Exercise description> Nothing but the lines from the top of the data to the line holding "import * as echarts from 'echarts';" should be printed, word for word and both ends included; leave the pictures out.

Data section>
** Begin **
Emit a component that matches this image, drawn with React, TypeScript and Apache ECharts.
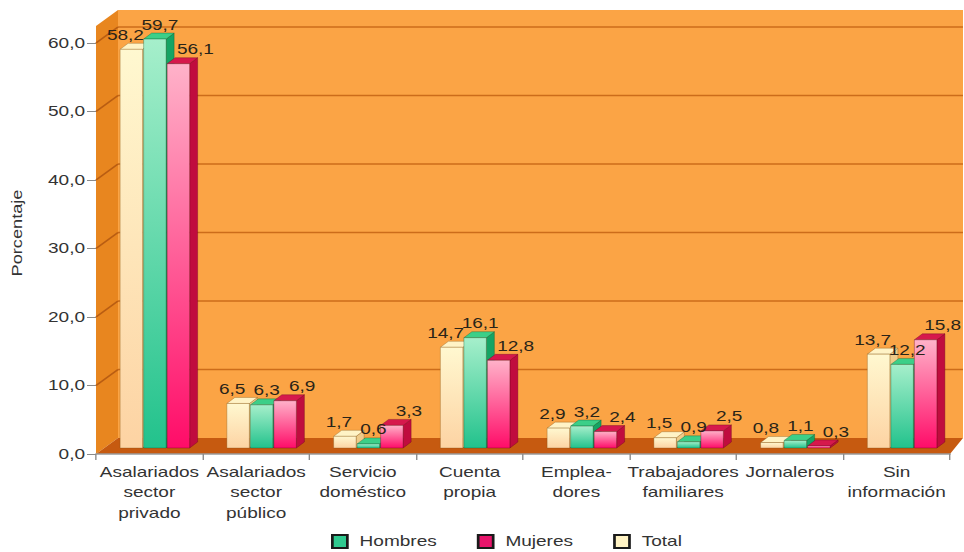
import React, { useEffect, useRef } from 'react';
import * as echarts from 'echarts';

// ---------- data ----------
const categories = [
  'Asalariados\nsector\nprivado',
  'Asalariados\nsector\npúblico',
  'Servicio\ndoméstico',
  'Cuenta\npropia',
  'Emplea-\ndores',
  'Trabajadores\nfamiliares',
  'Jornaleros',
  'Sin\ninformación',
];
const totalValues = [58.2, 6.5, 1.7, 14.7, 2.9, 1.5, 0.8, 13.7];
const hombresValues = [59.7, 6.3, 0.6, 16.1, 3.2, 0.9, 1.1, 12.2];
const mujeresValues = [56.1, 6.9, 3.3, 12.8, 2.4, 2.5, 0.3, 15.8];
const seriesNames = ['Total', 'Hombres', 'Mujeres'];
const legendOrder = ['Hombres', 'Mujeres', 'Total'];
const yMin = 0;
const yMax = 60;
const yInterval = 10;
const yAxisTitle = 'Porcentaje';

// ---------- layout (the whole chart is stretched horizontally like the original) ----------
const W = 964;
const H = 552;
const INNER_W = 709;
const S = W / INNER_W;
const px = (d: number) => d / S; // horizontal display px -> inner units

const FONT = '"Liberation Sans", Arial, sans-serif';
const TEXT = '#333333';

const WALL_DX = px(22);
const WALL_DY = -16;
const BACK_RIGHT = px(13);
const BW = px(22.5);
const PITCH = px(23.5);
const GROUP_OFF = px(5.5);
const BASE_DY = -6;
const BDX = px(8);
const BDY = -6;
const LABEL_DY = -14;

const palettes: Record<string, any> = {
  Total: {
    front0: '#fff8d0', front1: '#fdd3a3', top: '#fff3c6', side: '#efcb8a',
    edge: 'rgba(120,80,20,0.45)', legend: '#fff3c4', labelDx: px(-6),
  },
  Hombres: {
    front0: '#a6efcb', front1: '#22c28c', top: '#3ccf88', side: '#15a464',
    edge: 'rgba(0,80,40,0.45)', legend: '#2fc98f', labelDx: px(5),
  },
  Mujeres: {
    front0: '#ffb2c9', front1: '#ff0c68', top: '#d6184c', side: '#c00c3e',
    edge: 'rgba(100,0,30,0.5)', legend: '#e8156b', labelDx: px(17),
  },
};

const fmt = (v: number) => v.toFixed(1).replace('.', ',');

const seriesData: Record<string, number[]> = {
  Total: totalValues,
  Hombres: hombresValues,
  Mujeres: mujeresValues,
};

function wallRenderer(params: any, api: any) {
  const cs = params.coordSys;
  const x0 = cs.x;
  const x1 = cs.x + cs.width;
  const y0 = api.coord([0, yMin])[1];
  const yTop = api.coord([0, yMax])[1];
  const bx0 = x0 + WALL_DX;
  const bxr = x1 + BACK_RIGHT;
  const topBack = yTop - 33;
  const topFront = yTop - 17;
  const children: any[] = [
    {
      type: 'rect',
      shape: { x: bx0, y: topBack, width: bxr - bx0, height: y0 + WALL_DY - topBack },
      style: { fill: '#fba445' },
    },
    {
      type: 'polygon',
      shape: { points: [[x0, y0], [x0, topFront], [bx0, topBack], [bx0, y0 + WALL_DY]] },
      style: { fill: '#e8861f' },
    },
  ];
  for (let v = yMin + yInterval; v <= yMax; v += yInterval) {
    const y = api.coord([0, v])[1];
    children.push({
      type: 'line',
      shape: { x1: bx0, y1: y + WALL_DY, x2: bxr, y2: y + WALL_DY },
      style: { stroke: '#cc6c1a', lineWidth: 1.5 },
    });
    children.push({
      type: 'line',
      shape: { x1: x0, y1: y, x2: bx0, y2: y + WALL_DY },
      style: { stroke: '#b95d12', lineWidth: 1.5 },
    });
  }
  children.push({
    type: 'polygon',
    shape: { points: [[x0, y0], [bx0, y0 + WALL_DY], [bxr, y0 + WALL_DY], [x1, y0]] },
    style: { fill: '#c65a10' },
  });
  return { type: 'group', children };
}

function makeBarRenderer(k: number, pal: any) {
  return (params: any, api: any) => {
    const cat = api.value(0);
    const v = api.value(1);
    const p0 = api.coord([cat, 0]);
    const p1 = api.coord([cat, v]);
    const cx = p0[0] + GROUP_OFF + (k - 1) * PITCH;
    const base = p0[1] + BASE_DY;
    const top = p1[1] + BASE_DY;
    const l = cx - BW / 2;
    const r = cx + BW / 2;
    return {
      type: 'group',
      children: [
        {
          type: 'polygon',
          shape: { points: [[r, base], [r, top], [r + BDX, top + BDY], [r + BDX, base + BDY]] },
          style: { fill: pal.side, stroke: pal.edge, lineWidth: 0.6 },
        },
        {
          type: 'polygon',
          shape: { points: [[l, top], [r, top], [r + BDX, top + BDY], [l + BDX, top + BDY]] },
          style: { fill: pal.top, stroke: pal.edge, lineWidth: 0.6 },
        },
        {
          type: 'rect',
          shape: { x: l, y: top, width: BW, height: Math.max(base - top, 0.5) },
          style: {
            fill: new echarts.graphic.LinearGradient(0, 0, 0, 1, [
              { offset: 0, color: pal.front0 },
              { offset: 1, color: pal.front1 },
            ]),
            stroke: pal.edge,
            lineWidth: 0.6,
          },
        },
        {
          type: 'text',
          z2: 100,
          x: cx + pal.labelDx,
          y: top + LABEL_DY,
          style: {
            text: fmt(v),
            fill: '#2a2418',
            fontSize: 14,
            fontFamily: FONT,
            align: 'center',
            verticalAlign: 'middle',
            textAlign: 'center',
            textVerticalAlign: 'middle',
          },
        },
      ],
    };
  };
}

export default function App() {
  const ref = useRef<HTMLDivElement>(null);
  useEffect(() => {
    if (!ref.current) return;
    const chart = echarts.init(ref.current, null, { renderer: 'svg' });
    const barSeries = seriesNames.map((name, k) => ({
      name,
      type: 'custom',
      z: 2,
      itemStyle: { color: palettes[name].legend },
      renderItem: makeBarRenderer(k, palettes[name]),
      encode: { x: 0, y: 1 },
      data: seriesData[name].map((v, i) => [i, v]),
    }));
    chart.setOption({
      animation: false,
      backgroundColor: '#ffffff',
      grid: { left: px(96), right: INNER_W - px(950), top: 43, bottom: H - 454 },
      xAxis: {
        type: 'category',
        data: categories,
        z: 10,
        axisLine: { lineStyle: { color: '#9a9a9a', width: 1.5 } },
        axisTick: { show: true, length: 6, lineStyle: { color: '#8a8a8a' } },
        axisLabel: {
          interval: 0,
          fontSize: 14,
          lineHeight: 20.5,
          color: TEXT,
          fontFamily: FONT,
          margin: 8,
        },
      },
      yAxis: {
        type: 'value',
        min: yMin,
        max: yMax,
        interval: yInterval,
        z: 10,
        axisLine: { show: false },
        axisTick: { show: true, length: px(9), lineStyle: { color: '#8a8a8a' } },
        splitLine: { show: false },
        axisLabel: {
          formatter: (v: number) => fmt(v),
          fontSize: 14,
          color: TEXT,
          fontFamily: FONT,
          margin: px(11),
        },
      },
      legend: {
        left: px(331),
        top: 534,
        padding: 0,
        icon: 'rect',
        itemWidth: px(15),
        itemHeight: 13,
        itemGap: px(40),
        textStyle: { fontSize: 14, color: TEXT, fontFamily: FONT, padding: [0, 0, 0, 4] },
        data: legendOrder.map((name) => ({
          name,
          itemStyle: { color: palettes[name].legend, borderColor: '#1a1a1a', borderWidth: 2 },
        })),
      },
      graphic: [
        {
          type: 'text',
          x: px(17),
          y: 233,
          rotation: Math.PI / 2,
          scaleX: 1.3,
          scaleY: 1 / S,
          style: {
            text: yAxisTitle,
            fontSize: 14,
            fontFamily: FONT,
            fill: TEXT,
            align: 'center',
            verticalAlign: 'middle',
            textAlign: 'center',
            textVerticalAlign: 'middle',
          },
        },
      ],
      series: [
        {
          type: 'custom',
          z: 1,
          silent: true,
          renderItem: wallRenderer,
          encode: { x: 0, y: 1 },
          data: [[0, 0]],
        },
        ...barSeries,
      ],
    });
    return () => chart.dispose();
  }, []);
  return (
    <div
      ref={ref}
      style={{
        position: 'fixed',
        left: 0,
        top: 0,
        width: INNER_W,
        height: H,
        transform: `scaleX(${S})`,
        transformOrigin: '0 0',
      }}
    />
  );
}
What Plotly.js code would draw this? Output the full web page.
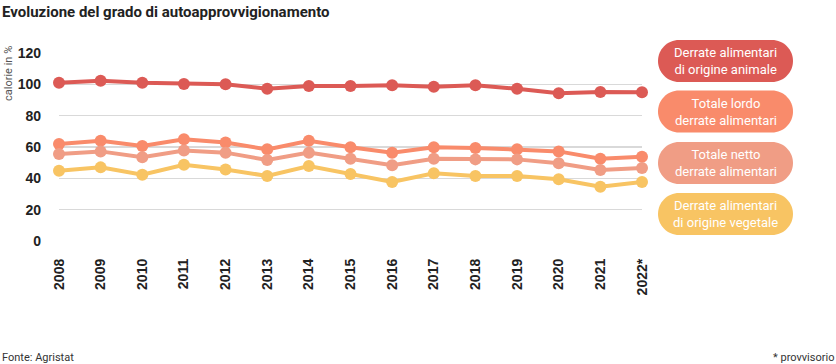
** End **
Solution to this problem>
Emit a component that matches this image, drawn with React, TypeScript and Apache ECharts.
import React, { useEffect, useRef } from 'react';
import * as echarts from 'echarts';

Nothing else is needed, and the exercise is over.